4. Concluding remarks

The double enhancement of optical absorption using a CLC layer within the PBG region was demonstrated for the light with polarization helicity opposite to CLC helicity. In [9] the absorption enhancement is proposed to be achieved independent of the polarization of the incident light, using a splitting device. The absorption mechanism is proven to be based on the switching of circular polarization in boundary reflection. This qualitative reasoning is estimated by logarithmic doubling of reflectance suppression (given by Eq. (8)). The estimation works both for high and low absorption materials. For intermediate absorption materials the critical match condition (Eq. (7)) is found rigorously. This critical match provides narrow wavelength region of perfect absorption without CLC layer. In this case the interferential nature of reflection zeros deteriorates double enhancement due to the additional reflections at the boundaries. Hence this additional reflection could be reduced, for example, by homeotropic boundary conditions for the CLC layer. Such an apodization improvement needs compensation in a thicker CLC layer to provide the same depth of the PBG.

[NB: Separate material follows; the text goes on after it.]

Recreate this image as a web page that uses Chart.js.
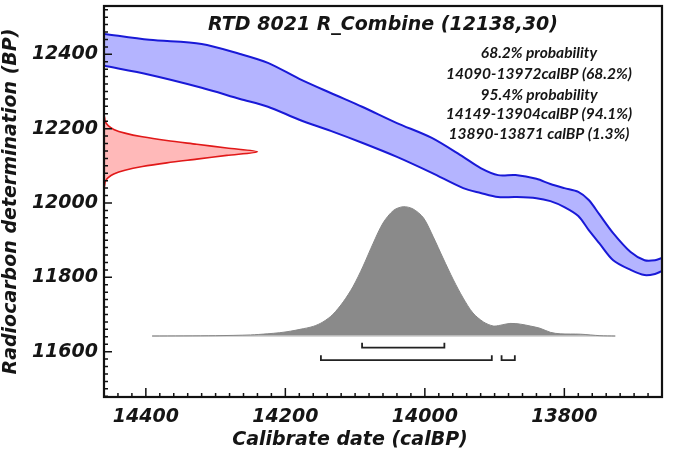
<!DOCTYPE html>
<html lang="en">
<head>
<meta charset="UTF-8">
<title>RTD 8021 R_Combine</title>
<script src="https://cdn.jsdelivr.net/npm/chart.js@4.4.0/dist/chart.umd.min.js"></script>
<style>
  body { margin: 0; background: #fff; }
  #wrap { width: 675px; height: 455px; }
</style>
</head>
<body>
<div id="wrap"><canvas id="calchart"></canvas></div>
<script>
// calibration curve band, calBP vs BP (upper and lower edge)
var curveX  = [14460, 14395, 14320, 14265, 14225, 14180, 14135, 14090, 14040, 13990, 13945, 13920, 13895, 13870, 13840, 13820, 13800, 13780, 13765, 13750, 13730, 13705, 13685, 13670, 13660];
var curveHi = [12455, 12439, 12428, 12401, 12377, 12334, 12296, 12259, 12215, 12175, 12124, 12094, 12075, 12075, 12065, 12051, 12040, 12030, 12008, 11970, 11919, 11868, 11846, 11846, 11852];
var curveLo = [12369, 12345, 12310, 12280, 12259, 12224, 12194, 12162, 12124, 12081, 12040, 12027, 12016, 12016, 12013, 12005, 11989, 11965, 11927, 11892, 11846, 11820, 11806, 11809, 11817];

// radiocarbon measurement 12138 +/- 30, drawn along the y axis
var measY = [12238, 12228, 12218, 12208, 12198, 12188, 12178, 12168, 12158, 12148, 12138, 12128, 12118, 12108, 12098, 12088, 12078, 12068, 12058, 12048, 12038];
var measX = [14460, 14459, 14458, 14454, 14446, 14430, 14405, 14370, 14327, 14284, 14240, 14284, 14327, 14370, 14405, 14430, 14446, 14454, 14458, 14459, 14460];

// calibrated date distribution
var probX = [14391, 14300, 14250, 14226, 14208, 14193, 14179, 14160, 14146, 14132, 14117, 14103, 14089, 14074, 14060, 14045, 14031, 14017, 14002, 13988, 13974, 13959, 13945, 13931, 13916, 13902, 13892, 13878, 13863, 13849, 13835, 13820, 13806, 13777, 13749, 13727];
var probY = [11642, 11643, 11645, 11648, 11651, 11655, 11660, 11668, 11680, 11700, 11734, 11775, 11828, 11892, 11946, 11980, 11990, 11984, 11960, 11909, 11852, 11793, 11744, 11704, 11680, 11669, 11671, 11676, 11674, 11669, 11663, 11652, 11648, 11647, 11643, 11642];
var probBase = 11642;

// highest density ranges
var range68 = [[14090, 13972]];
var range95 = [[14149, 13904], [13890, 13871]];
var level68 = 11611, level95 = 11577, bracketRise = 13;

var xTicks = [14400, 14200, 14000, 13800];
var yTicks = [11600, 11800, 12000, 12200, 12400];

var titleText = 'RTD 8021 R_Combine (12138,30)';
var notes = ['68.2% probability', '14090-13972calBP (68.2%)', '95.4% probability', '14149-13904calBP (94.1%)', '13890-13871 calBP (1.3%)'];

function zip(xs, ys) {
    return xs.map(function (x, i) { return { x: x, y: ys[i] }; });
}

function bracket(r, level) {
    return [
        { x: r[0], y: level + bracketRise },
        { x: r[0], y: level },
        { x: r[1], y: level },
        { x: r[1], y: level + bracketRise }
    ];
}

var FONT = '"DejaVu Sans"';
var NOTE_FONT = 'Lato';

var datasets = [
    {
        data: zip(curveX, curveHi),
        borderColor: 'rgb(25,25,215)', borderWidth: 2,
        backgroundColor: 'rgb(180,180,255)',
        fill: '+1', pointRadius: 0, tension: 0.3
    },
    {
        data: zip(curveX, curveLo),
        borderColor: 'rgb(25,25,215)', borderWidth: 2,
        fill: false, pointRadius: 0, tension: 0.3
    },
    {
        data: zip(measX, measY),
        borderColor: 'rgb(225,25,25)', borderWidth: 1.6,
        backgroundColor: 'rgb(255,185,185)',
        fill: 'shape', pointRadius: 0, tension: 0.3
    },
    {
        data: zip(probX, probY),
        borderColor: 'rgb(135,135,135)', borderWidth: 1,
        backgroundColor: 'rgb(138,138,138)',
        fill: { value: probBase }, pointRadius: 0, tension: 0.3
    },
    {
        data: [{ x: probX[0], y: probBase }, { x: probX[probX.length - 1], y: probBase }],
        borderColor: 'rgb(200,200,200)', borderWidth: 1.5,
        fill: false, pointRadius: 0
    }
];

range68.forEach(function (r) {
    datasets.push({ data: bracket(r, level68), borderColor: '#222', borderWidth: 1.8, fill: false, pointRadius: 0, tension: 0 });
});
range95.forEach(function (r) {
    datasets.push({ data: bracket(r, level95), borderColor: '#222', borderWidth: 1.8, fill: false, pointRadius: 0, tension: 0 });
});

// frame, inward ticks and the texts inside the plot
var decor = {
    id: 'decor',
    afterDraw: function (chart) {
        var ctx = chart.ctx, a = chart.chartArea;
        var sx = chart.scales.x, sy = chart.scales.y;
        ctx.save();
        ctx.strokeStyle = '#111';
        ctx.lineWidth = 1.5;
        ctx.beginPath();
        for (var v = 13680; v < 14460; v += 20) {
            var px = sx.getPixelForValue(v);
            var len = xTicks.indexOf(v) >= 0 ? 9 : 4;
            ctx.moveTo(px, a.bottom);
            ctx.lineTo(px, a.bottom - len);
        }
        for (var w = 11480; w < 12530; w += 20) {
            var py = sy.getPixelForValue(w);
            var len2 = yTicks.indexOf(w) >= 0 ? 8 : 4;
            ctx.moveTo(a.left, py);
            ctx.lineTo(a.left + len2, py);
        }
        ctx.stroke();

        ctx.lineWidth = 2.2;
        ctx.strokeRect(a.left, a.top, a.right - a.left, a.bottom - a.top);

        ctx.fillStyle = '#151515';
        ctx.textAlign = 'center';
        ctx.textBaseline = 'alphabetic';
        ctx.font = 'italic bold 19px ' + FONT;
        ctx.fillText(titleText, (a.left + a.right) / 2, a.top + 24);

        ctx.font = 'italic bold 15.5px ' + NOTE_FONT;
        var base = [58, 79, 100, 119, 139];
        notes.forEach(function (t, i) {
            ctx.fillText(t, 539, base[i]);
        });

        ctx.font = 'italic bold 19px ' + FONT;
        ctx.fillText('Calibrate date (calBP)', 350, 445);
        ctx.restore();
    }
};

function noPad(s) {
    s.paddingTop = 0; s.paddingBottom = 0; s.paddingLeft = 0; s.paddingRight = 0;
}

new Chart(document.getElementById('calchart'), {
    type: 'line',
    data: { datasets: datasets },
    options: {
        responsive: true,
        maintainAspectRatio: false,
        animation: false,
        layout: { padding: { top: 6, right: 13, left: 0, bottom: 0 } },
        plugins: {
            legend: { display: false }, tooltip: { enabled: false }, title: { display: false },
            filler: { drawTime: 'beforeDatasetsDraw' }
        },
        scales: {
            x: {
                type: 'linear', reverse: true, min: 13660, max: 14460,
                grid: { display: false, drawTicks: false },
                border: { display: false },
                afterBuildTicks: function (s) { s.ticks = xTicks.map(function (v) { return { value: v }; }); },
                afterFit: function (s) { s.height = 58; noPad(s); },
                ticks: {
                    padding: 9, autoSkip: false, maxRotation: 0,
                    color: '#151515',
                    callback: function (v) { return String(v); },
                    font: { family: FONT, size: 19, style: 'italic', weight: 'bold' }
                }
            },
            y: {
                type: 'linear', min: 11478, max: 12530,
                grid: { display: false, drawTicks: false },
                border: { display: false },
                afterBuildTicks: function (s) { s.ticks = yTicks.map(function (v) { return { value: v }; }); },
                afterFit: function (s) { s.width = 104; noPad(s); },
                ticks: {
                    padding: 6, autoSkip: false,
                    color: '#151515',
                    callback: function (v) { return String(v); },
                    font: { family: FONT, size: 19, style: 'italic', weight: 'bold' }
                },
                title: {
                    display: true, text: 'Radiocarbon determination (BP)',
                    color: '#151515', padding: 0,
                    font: { family: FONT, size: 19, style: 'italic', weight: 'bold' }
                }
            }
        }
    },
    plugins: [decor]
});
</script>
</body>
</html>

A simple and important question arises: Why not make the double enhancement to be doubled again by an additional CLC layer, or make a total light trap by a large series of CLC layers? The answer is negative and is hidden in dimensionality of polarization. The light wave has only two orthogonal polarizations. The RCP twice absorption is achieved at the expense of the LCP total reflection from the CLC layer. This polarizational degree of freedom is used to increase the absorption pathway. The analogous but much more elegant approach is known in the numerical calculations methods, namely in the problem of the truncation of finite-difference time-domain lattices. Such problem is solved by introducing a perfectly matched layer of an absorbing artificial substance composed of a uniaxial anisotropic material [22].